Quote (Skinned @ Sep 8 2014 08:35pm)
I'm doing pretty good, but many people played by the rules, worked their ass off for a couple decades, and seen their savings and 401ks vanish into thin air due to moral hazards in banking.
People who are highly educated (and current) will be able to rebound fine, but people who worked their ass off at manufacturing jobs that have been outsourced and aren't coming back and they don't have very good future prospects, plus one of the dominant political parties are hostile to them, doing things like slashing employment insurance that workers have paid into, working around the clock to prevent working folks from being able to have health insurance, or even for us to have a minimum wage that doesn't ignore economic realities like inflation and rising cost of living.
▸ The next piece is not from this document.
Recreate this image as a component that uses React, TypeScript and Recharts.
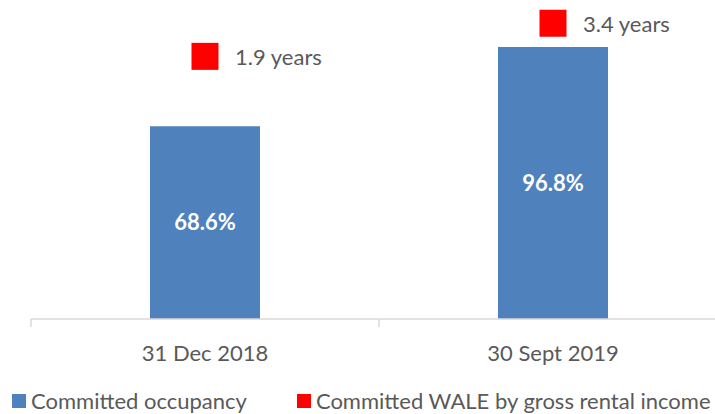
import React from 'react';
import { ComposedChart, Bar, Line, XAxis, YAxis, Legend, LabelList } from 'recharts';

const categories = ['31 Dec 2018', '30 Sept 2019'];
const occupancy = [68.6, 96.8];
const wale = [1.9, 3.4];
const seriesNames = ['Committed occupancy', 'Committed WALE by gross rental income'];
const seriesColors = ['#4F81BD', '#FF0000'];

const data = categories.map((c, i) => ({ cat: c, occ: occupancy[i], wale: wale[i] }));

const FONT = 'Lato, "Open Sans", sans-serif';
const TEXT = '#595959';
const AXIS = '#D9D9D9';

const Square = (props: any) => {
  const { cx, cy, index } = props;
  if (cx == null || cy == null) return <g key={index} />;
  return <rect key={index} x={cx - 13.5} y={cy - 13.5} width={27} height={27} fill={seriesColors[1]} />;
};

const WaleLabel = (props: any) => {
  const { x, y, value } = props;
  return (
    <text x={x + 30} y={y} dominantBaseline="central" fill={TEXT} fontSize={22} fontFamily={FONT}>
      {`${value} years`}
    </text>
  );
};

const CatTick = (props: any) => {
  const { x, y, payload, index, visibleTicksCount } = props;
  const half = payload && payload.offset ? payload.offset : 174;
  const axisY = y - 26;
  return (
    <g>
      <line x1={x - half} x2={x - half} y1={axisY} y2={axisY + 8} stroke={AXIS} strokeWidth={1.5} />
      {index === visibleTicksCount - 1 && (
        <line x1={x + half} x2={x + half} y1={axisY} y2={axisY + 8} stroke={AXIS} strokeWidth={1.5} />
      )}
      <text x={x} y={y} dy="0.71em" textAnchor="middle" fill={TEXT} fontSize={22} fontFamily={FONT}>
        {payload.value}
      </text>
    </g>
  );
};

const LegendContent = () => (
  <div style={{ display: 'flex', alignItems: 'center', fontFamily: FONT, fontSize: 22, lineHeight: '22px', color: TEXT, whiteSpace: 'nowrap' }}>
    {seriesNames.map((n, i) => (
      <div key={n} style={{ display: 'flex', alignItems: 'center', marginRight: i === 0 ? 50 : 0 }}>
        <span style={{ display: 'inline-block', width: 14, height: 14, background: seriesColors[i], marginRight: 5 }} />
        <span>{n}</span>
      </div>
    ))}
  </div>
);

export default function App() {
  return (
    <div style={{ position: 'absolute', left: 0, top: 0, width: 715, height: 414, overflow: 'hidden', background: '#fff' }}>
      <ComposedChart width={727} height={414} data={data} margin={{ top: 10, right: 0, left: 31, bottom: 0 }} barSize={110}>
        <XAxis
          dataKey="cat"
          height={95}
          axisLine={{ stroke: AXIS, strokeWidth: 1.5 }}
          tickLine={false}
          tickSize={8}
          tickMargin={18}
          interval={0}
          tick={<CatTick />}
        />
        <YAxis yAxisId="left" hide domain={[0, 110]} />
        <YAxis yAxisId="right" hide orientation="right" domain={[-10, 4]} />
        <Legend
          layout="horizontal"
          verticalAlign="middle"
          align="center"
          wrapperStyle={{ top: 390, left: 12, width: 715 }}
          content={<LegendContent />}
        />
        <Bar yAxisId="left" dataKey="occ" name={seriesNames[0]} fill={seriesColors[0]} isAnimationActive={false}>
          <LabelList
            dataKey="occ"
            position="center"
            formatter={(v: any) => `${Number(v).toFixed(1)}%`}
            fill="#FFFFFF"
            fontSize={22}
            fontWeight="bold"
            fontFamily={FONT}
          />
        </Bar>
        <Line
          yAxisId="right"
          dataKey="wale"
          name={seriesNames[1]}
          stroke="none"
          dot={<Square />}
          activeDot={false}
          isAnimationActive={false}
        >
          <LabelList dataKey="wale" content={<WaleLabel />} />
        </Line>
      </ComposedChart>
    </div>
  );
}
Of course there will be people who make the claim you just made, stating that being poor is strictly a moral failing and one just has to be good and play by the rules and everything will just fall into place regardless of historical circumstances and structural inequality.
Others invested differently, made different choices, and got different results. Your case sounds like they were unaware of the consequences and as a result had to deal with the long term effects of bad choices.
Its frustrating to hear the words "play by the rules/same rules," because its distracting people from the real problem that's happening.
If you invest into a particular system out of a false sense of duty and not a logical planning sense then you're asking for trouble down the line.